▸ **WHAT IS BEING ASKED**: Extract exactly the lines from the top of the records through the line containing "ax.spines[s].set_color('#333333')", and keep pictures out of the copy.

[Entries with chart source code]
━━━━━━
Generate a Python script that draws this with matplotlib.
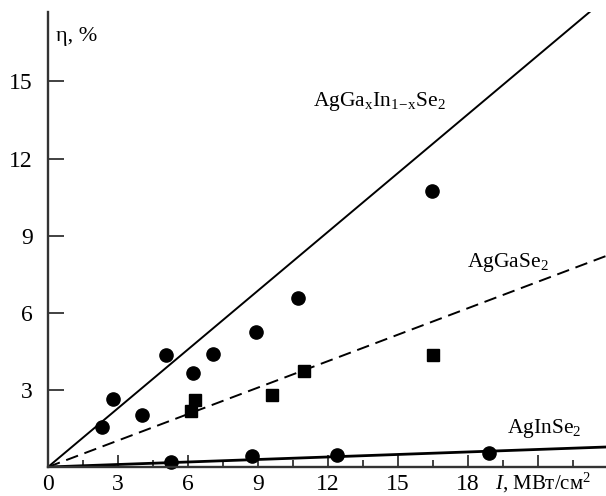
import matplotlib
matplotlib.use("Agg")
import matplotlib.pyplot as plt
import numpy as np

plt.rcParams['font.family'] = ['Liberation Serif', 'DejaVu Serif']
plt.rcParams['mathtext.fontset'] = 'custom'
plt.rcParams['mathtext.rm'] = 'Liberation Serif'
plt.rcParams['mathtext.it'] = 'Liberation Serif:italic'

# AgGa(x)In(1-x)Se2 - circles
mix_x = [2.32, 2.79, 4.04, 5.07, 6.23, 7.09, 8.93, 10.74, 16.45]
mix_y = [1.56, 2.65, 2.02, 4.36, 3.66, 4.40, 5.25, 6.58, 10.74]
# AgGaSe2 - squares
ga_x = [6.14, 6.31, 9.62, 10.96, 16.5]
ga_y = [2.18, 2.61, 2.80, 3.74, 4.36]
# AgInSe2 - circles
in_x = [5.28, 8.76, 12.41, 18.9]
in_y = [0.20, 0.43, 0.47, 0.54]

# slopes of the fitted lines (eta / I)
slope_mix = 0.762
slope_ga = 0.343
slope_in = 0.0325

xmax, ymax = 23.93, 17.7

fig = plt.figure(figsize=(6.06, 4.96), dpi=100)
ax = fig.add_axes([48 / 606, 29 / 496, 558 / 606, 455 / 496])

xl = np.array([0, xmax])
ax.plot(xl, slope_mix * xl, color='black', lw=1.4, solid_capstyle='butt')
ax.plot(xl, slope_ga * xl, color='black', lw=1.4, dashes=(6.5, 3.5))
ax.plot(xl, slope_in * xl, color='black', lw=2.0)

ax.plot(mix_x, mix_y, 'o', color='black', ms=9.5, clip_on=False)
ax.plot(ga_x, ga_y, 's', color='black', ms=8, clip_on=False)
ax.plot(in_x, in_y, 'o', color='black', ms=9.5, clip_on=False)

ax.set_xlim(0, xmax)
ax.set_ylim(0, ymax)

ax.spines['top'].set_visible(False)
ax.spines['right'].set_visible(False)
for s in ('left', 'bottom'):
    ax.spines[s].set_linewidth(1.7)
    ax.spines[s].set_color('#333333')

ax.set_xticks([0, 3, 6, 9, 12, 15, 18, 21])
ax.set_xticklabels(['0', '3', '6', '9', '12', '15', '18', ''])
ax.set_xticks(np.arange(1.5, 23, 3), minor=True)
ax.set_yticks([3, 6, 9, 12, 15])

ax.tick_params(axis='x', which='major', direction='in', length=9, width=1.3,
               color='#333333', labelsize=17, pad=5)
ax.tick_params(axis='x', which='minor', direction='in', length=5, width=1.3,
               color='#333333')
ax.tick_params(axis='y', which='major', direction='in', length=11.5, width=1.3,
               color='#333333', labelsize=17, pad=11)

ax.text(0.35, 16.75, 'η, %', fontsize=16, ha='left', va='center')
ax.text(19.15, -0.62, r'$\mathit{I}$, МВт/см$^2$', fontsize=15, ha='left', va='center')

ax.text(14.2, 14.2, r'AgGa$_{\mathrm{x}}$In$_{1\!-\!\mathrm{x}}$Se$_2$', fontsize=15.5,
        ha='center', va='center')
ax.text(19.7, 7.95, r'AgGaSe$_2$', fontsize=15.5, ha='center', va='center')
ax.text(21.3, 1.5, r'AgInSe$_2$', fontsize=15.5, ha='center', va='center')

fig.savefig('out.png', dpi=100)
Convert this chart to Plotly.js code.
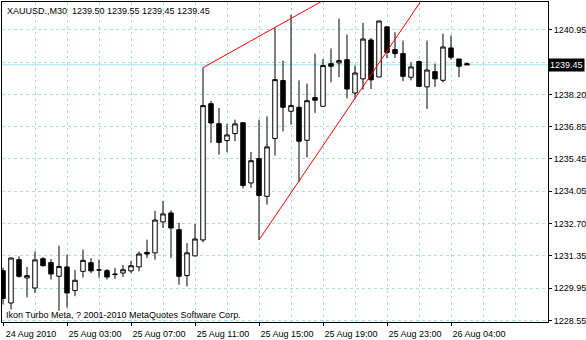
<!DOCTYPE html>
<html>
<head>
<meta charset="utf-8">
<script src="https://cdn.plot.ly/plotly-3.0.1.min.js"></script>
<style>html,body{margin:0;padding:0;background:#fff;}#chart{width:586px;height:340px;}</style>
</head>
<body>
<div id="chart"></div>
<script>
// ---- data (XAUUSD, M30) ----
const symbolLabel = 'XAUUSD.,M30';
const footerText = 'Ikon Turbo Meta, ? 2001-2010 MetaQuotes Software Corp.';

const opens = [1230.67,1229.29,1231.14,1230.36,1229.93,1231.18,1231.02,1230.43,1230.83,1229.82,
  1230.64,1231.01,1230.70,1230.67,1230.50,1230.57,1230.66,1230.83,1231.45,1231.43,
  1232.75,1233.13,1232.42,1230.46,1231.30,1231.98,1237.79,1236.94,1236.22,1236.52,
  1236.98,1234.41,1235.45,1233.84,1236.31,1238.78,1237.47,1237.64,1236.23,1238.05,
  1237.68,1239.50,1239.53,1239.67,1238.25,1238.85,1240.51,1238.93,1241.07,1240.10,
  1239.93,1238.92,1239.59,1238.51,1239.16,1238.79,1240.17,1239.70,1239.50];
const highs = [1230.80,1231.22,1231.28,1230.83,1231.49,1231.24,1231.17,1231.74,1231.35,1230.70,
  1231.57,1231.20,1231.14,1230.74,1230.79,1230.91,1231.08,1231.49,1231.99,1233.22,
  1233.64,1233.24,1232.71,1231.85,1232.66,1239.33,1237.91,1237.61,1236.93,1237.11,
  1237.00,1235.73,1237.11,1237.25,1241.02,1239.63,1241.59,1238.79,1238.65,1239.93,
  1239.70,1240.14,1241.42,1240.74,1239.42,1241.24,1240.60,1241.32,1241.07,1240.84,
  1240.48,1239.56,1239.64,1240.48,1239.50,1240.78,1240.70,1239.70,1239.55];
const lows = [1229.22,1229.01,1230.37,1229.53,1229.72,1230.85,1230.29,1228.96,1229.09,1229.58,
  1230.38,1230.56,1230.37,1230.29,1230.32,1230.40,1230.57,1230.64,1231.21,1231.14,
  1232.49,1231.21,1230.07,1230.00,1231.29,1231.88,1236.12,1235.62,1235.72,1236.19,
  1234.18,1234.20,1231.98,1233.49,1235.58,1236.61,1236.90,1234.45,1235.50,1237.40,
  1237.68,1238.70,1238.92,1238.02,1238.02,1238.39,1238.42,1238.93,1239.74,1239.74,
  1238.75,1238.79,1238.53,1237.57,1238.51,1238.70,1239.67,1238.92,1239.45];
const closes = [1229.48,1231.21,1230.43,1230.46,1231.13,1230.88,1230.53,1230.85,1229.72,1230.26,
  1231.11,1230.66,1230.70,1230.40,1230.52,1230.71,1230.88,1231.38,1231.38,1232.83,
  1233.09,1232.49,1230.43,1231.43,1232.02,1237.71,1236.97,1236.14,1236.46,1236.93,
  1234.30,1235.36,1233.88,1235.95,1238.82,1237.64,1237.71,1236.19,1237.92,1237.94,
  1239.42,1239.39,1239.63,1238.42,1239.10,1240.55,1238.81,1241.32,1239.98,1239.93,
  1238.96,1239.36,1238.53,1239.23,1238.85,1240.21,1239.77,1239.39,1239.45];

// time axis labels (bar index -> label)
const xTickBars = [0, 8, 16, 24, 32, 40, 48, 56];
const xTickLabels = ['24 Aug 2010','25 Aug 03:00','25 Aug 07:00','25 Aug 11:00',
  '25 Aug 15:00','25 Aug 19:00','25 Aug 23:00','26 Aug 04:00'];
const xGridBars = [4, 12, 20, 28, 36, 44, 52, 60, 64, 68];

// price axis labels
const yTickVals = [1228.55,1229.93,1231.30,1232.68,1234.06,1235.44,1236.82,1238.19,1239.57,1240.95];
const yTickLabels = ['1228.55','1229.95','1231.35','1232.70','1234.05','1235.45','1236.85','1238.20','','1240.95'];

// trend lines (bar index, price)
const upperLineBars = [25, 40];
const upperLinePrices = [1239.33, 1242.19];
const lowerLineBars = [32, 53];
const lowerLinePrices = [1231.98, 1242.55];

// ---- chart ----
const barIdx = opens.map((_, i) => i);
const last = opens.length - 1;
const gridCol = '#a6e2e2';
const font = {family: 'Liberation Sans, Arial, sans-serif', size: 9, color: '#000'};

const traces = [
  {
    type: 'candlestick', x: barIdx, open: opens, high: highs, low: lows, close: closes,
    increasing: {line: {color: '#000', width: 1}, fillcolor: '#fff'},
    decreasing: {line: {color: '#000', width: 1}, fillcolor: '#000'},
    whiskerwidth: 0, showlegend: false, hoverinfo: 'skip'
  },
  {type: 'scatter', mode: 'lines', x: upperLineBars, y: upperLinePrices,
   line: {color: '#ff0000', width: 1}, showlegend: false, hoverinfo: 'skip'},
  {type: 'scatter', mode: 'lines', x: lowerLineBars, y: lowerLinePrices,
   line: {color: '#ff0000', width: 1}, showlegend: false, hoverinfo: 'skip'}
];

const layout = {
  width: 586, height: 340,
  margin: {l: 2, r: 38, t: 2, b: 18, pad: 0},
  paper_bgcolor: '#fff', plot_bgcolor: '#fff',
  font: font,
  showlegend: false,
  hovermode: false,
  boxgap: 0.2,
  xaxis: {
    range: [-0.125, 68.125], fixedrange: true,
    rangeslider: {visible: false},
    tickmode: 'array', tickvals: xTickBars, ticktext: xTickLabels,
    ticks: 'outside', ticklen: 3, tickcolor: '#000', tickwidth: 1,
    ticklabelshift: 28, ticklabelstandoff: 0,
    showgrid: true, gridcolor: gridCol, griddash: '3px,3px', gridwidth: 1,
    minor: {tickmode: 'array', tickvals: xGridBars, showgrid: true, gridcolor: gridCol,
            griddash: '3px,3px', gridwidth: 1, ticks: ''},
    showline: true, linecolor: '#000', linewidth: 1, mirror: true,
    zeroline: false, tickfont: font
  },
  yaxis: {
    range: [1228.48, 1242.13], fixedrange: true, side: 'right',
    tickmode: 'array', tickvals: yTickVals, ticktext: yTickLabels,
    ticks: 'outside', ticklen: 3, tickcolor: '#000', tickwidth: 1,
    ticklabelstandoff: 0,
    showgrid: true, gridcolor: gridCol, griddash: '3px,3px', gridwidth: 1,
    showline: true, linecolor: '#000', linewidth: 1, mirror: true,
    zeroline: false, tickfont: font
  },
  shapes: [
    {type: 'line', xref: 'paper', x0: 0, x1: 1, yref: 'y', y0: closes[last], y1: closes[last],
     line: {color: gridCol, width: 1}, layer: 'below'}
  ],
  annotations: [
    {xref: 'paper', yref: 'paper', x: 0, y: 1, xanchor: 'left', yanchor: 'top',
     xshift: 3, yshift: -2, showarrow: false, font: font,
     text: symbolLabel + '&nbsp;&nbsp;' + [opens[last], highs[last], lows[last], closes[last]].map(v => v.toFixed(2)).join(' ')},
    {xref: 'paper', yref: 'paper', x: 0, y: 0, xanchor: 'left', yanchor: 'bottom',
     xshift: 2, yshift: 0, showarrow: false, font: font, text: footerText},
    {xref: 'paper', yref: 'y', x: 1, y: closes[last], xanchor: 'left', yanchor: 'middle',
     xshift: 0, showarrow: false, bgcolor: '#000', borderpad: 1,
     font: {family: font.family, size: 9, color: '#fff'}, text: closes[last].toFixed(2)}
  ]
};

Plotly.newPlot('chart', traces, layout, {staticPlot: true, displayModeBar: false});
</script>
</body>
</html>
━━━━━━
▸ **SOLUTION TO THE EXERCISE**:
Generate a Python script that draws this with matplotlib.
import matplotlib
matplotlib.use("Agg")
import matplotlib.pyplot as plt
import numpy as np

plt.rcParams['font.family'] = ['Liberation Serif', 'DejaVu Serif']
plt.rcParams['mathtext.fontset'] = 'custom'
plt.rcParams['mathtext.rm'] = 'Liberation Serif'
plt.rcParams['mathtext.it'] = 'Liberation Serif:italic'

# AgGa(x)In(1-x)Se2 - circles
mix_x = [2.32, 2.79, 4.04, 5.07, 6.23, 7.09, 8.93, 10.74, 16.45]
mix_y = [1.56, 2.65, 2.02, 4.36, 3.66, 4.40, 5.25, 6.58, 10.74]
# AgGaSe2 - squares
ga_x = [6.14, 6.31, 9.62, 10.96, 16.5]
ga_y = [2.18, 2.61, 2.80, 3.74, 4.36]
# AgInSe2 - circles
in_x = [5.28, 8.76, 12.41, 18.9]
in_y = [0.20, 0.43, 0.47, 0.54]

# slopes of the fitted lines (eta / I)
slope_mix = 0.762
slope_ga = 0.343
slope_in = 0.0325

xmax, ymax = 23.93, 17.7

fig = plt.figure(figsize=(6.06, 4.96), dpi=100)
ax = fig.add_axes([48 / 606, 29 / 496, 558 / 606, 455 / 496])

xl = np.array([0, xmax])
ax.plot(xl, slope_mix * xl, color='black', lw=1.4, solid_capstyle='butt')
ax.plot(xl, slope_ga * xl, color='black', lw=1.4, dashes=(6.5, 3.5))
ax.plot(xl, slope_in * xl, color='black', lw=2.0)

ax.plot(mix_x, mix_y, 'o', color='black', ms=9.5, clip_on=False)
ax.plot(ga_x, ga_y, 's', color='black', ms=8, clip_on=False)
ax.plot(in_x, in_y, 'o', color='black', ms=9.5, clip_on=False)

ax.set_xlim(0, xmax)
ax.set_ylim(0, ymax)

ax.spines['top'].set_visible(False)
ax.spines['right'].set_visible(False)
for s in ('left', 'bottom'):
    ax.spines[s].set_linewidth(1.7)
    ax.spines[s].set_color('#333333')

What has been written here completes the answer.